EXERCISE GOAL: Starting at the first line of the data, print each line verbatim up to and including the line bearing "plt.rcParams['font.family'] = ['Roboto', 'DejaVu", omitting pictures.

DATA PROVIDED:
◇ ◇ ◇
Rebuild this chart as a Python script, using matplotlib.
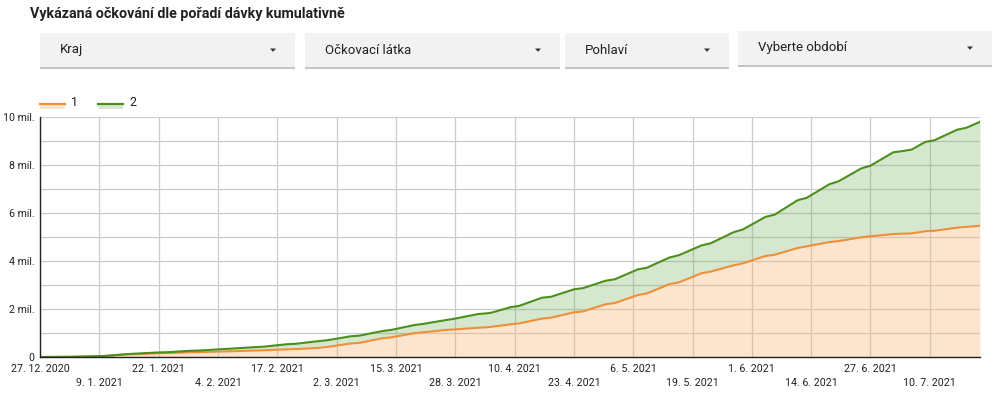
import matplotlib
matplotlib.use('Agg')
import matplotlib.pyplot as plt
from matplotlib.patches import Rectangle, Polygon
from matplotlib.ticker import FuncFormatter
import pandas as pd

plt.rcParams['font.family'] = ['Roboto', 'DejaVu Sans']

# Data (millions of doses, cumulative)
dates = ['2020-12-27', '2021-01-01', '2021-01-03', '2021-01-08', '2021-01-10', '2021-01-15',
         '2021-01-17', '2021-01-22', '2021-01-24', '2021-01-29', '2021-01-31', '2021-02-05',
         '2021-02-07', '2021-02-12', '2021-02-14', '2021-02-19', '2021-02-21', '2021-02-26',
         '2021-02-28', '2021-03-05', '2021-03-07', '2021-03-12', '2021-03-14', '2021-03-19',
         '2021-03-21', '2021-03-26', '2021-03-28', '2021-04-02', '2021-04-04', '2021-04-05',
         '2021-04-09', '2021-04-11', '2021-04-16', '2021-04-18', '2021-04-23', '2021-04-25',
         '2021-04-30', '2021-05-02', '2021-05-07', '2021-05-09', '2021-05-14', '2021-05-16',
         '2021-05-21', '2021-05-23', '2021-05-28', '2021-05-30', '2021-06-04', '2021-06-06',
         '2021-06-11', '2021-06-13', '2021-06-18', '2021-06-20', '2021-06-25', '2021-06-27',
         '2021-07-02', '2021-07-04', '2021-07-06', '2021-07-09', '2021-07-11', '2021-07-16',
         '2021-07-18', '2021-07-21']

dose1 = [0, 0.005, 0.008, 0.03, 0.04, 0.11, 0.12, 0.16, 0.165, 0.20, 0.205, 0.23, 0.24, 0.27,
         0.28, 0.32, 0.33, 0.38, 0.42, 0.56, 0.59, 0.78, 0.82, 0.99, 1.03, 1.13, 1.15, 1.22,
         1.24, 1.26, 1.36, 1.40, 1.60, 1.64, 1.86, 1.90, 2.20, 2.25, 2.58, 2.65, 3.04, 3.11,
         3.49, 3.56, 3.82, 3.90, 4.21, 4.26, 4.54, 4.61, 4.79, 4.83, 4.99, 5.03, 5.12, 5.14,
         5.15, 5.24, 5.26, 5.39, 5.42, 5.47]

dose2 = [0, 0, 0, 0, 0, 0.01, 0.02, 0.03, 0.035, 0.06, 0.065, 0.10, 0.11, 0.14, 0.15, 0.21,
         0.22, 0.28, 0.28, 0.30, 0.30, 0.30, 0.31, 0.34, 0.35, 0.41, 0.45, 0.57, 0.58, 0.59,
         0.71, 0.73, 0.87, 0.87, 0.96, 0.97, 0.98, 0.99, 1.07, 1.07, 1.11, 1.13, 1.16, 1.18,
         1.38, 1.41, 1.63, 1.67, 1.99, 2.02, 2.41, 2.49, 2.87, 2.94, 3.41, 3.44, 3.49, 3.72,
         3.77, 4.08, 4.13, 4.33]

series_names = ['1', '2']
filters = ['Kraj', 'Očkovací látka', 'Pohlaví', 'Vyberte období']
title = 'Vykázaná očkování dle pořadí dávky kumulativně'

# colours
c_line1 = '#ef8f3a'
c_fill1 = '#f6b26b'
c_line2 = '#4b8f1c'
c_fill2 = '#6aa84f'

x = pd.to_datetime(dates)
total = [a + b for a, b in zip(dose1, dose2)]

fig = plt.figure(figsize=(10, 4), dpi=100)
W, H = 1000.0, 400.0


def fx(px):
    return px / W


def fy(py):
    return 1 - py / H


# title
fig.text(fx(30), fy(14), title, fontsize=10.3, fontweight='bold', va='center', ha='left',
         color='#202124')

# filter controls (decorative)
boxes = [(40, 295, 33, 67), (305, 560, 33, 67), (565, 729, 33, 67), (738, 992, 31, 65)]
for (x0, x1, y0, y1), label in zip(boxes, filters):
    fig.patches.append(Rectangle((fx(x0), fy(y1 + 1.5)), fx(x1 - x0), (y1 - y0) / H,
                                 transform=fig.transFigure, facecolor='#c4c4c4',
                                 edgecolor='none', zorder=1))
    fig.patches.append(Rectangle((fx(x0), fy(y1)), fx(x1 - x0), (y1 - y0) / H,
                                 transform=fig.transFigure, facecolor='#f2f2f2',
                                 edgecolor='none', zorder=2))
    fig.text(fx(x0 + 20), fy((y0 + y1) / 2), label, fontsize=9.5, va='center', ha='left',
             color='#202124', zorder=3)
    ax_ = x1 - 22
    ay = (y0 + y1) / 2
    fig.patches.append(Polygon([(fx(ax_ - 3), fy(ay - 1.5)), (fx(ax_ + 3), fy(ay - 1.5)),
                                (fx(ax_), fy(ay + 1.8))], closed=True,
                               transform=fig.transFigure, facecolor='#333333',
                               edgecolor='none', zorder=3))

# legend
for lx, name, lc, fc, al in [(40, series_names[0], c_line1, c_fill1, 0.33),
                             (98, series_names[1], c_line2, c_fill2, 0.27)]:
    fig.patches.append(Rectangle((fx(lx), fy(109)), fx(25), 6 / H, transform=fig.transFigure,
                                 facecolor=fc, alpha=al, edgecolor='none'))
    fig.lines.append(plt.Line2D([fx(lx), fx(lx + 25)], [fy(103.5), fy(103.5)],
                                transform=fig.transFigure, color=lc, lw=1.6))
    fig.text(fx(lx + 31), fy(103), name, fontsize=9, va='center', ha='left', color='#202124')

# chart
ax = fig.add_axes([fx(40), fy(357), fx(940), 240 / H])
ax.fill_between(x, 0, dose1, color=c_fill1, alpha=0.33, linewidth=0)
ax.fill_between(x, dose1, total, color=c_fill2, alpha=0.27, linewidth=0)
ax.plot(x, dose1, color=c_line1, lw=1.5)
ax.plot(x, total, color=c_line2, lw=1.5)

ax.set_xlim(x[0], x[-1])
ax.set_ylim(0, 10)

ticks = pd.date_range('2020-12-27', periods=16, freq='13D')
labels = [f'{d.day}. {d.month}. {d.year}' for d in ticks]
ax.set_xticks(ticks[::2])
ax.set_xticklabels(labels[::2])
ax.set_xticks(ticks[1::2], minor=True)
ax.set_xticklabels(labels[1::2], minor=True)

ax.set_yticks([0, 2, 4, 6, 8, 10])
ax.set_yticks([1, 3, 5, 7, 9], minor=True)
ax.yaxis.set_major_formatter(FuncFormatter(lambda v, p: '0' if v == 0 else f'{int(v)} mil.'))

ax.tick_params(axis='both', which='both', length=0, labelsize=7.7, colors='#202124')
ax.tick_params(axis='x', which='major', pad=5)
ax.tick_params(axis='x', which='minor', pad=15)
ax.tick_params(axis='y', which='major', pad=4)

ax.set_axisbelow(True)
ax.grid(True, which='both', color='#cccccc', lw=0.9)

for s in ['top', 'right']:
    ax.spines[s].set_visible(False)
ax.spines['left'].set_color('#222222')
ax.spines['bottom'].set_color('#222222')
ax.spines['left'].set_linewidth(1.0)
ax.spines['bottom'].set_linewidth(1.0)

fig.savefig('out.png', dpi=100)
◇ ◇ ◇
COMPLETE RESPONSE:
Rebuild this chart as a Python script, using matplotlib.
import matplotlib
matplotlib.use('Agg')
import matplotlib.pyplot as plt
from matplotlib.patches import Rectangle, Polygon
from matplotlib.ticker import FuncFormatter
import pandas as pd

plt.rcParams['font.family'] = ['Roboto', 'DejaVu Sans']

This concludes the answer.